Bishop Nykanor Deyneha (; 8 December 1907 – 8 November 1982) was the clandestine Ukrainian Auxiliary bishop of Lviv of the Ukrainian Greek Catholic Church. Also he was leader of the Studite Brethren as the clandestine Archimandrite of the Univ Lavra during the time of the religion persecution in the Soviet Union. In addition, bishop Nykanor was a Nazi prisoner from 1942 to 1943.

Life

Bishop Nykanor (his given name was Mykola; Nykanor is his monastic name) was born in Svystilnyky village (now is Svitanok village, Ivano-Frankivsk Raion, Ivano-Frankivsk Oblast) into a peasant family. After graduation from the school, he joined the Studite Brethren in the end of 1934 as a novice on 16 June  1935 was tonsured as a monk in the Univ Lavra. On 15 July 1938, he had last monastic vows. Next year he was ordained as hierodeacon (1 October 1939) and hieromonk (29 October 1939), after successful graduation from the Lviv Theological Seminary, and in 1943 was appointed as superior in St. Joseph Lviv filial monastery.

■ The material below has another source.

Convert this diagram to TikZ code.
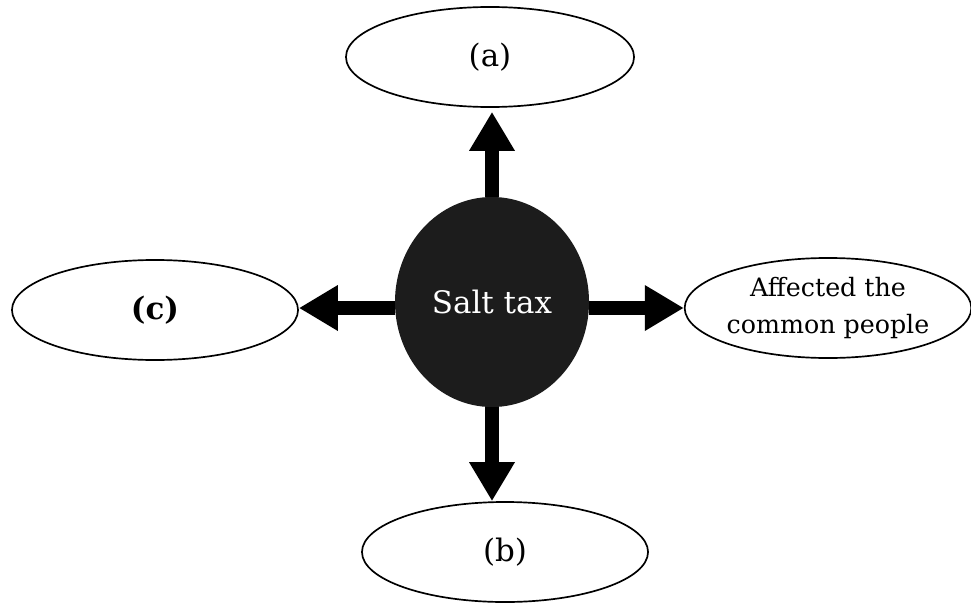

Before this time, on 11 December 1942, he was arrested and imprisoned by Nazis for "anti-Nazi activities". However, six months later he was released, because the Nazis did not know that the Jews hid in the monastery.

In 1951, when in Vladimir Central Prison died as a martyr of the faith previous Archimandrite, Father Klymentiy Sheptytsky, Nykanor was elected as his successor. During this time he clandestinely organized the catacomb theologian seminary.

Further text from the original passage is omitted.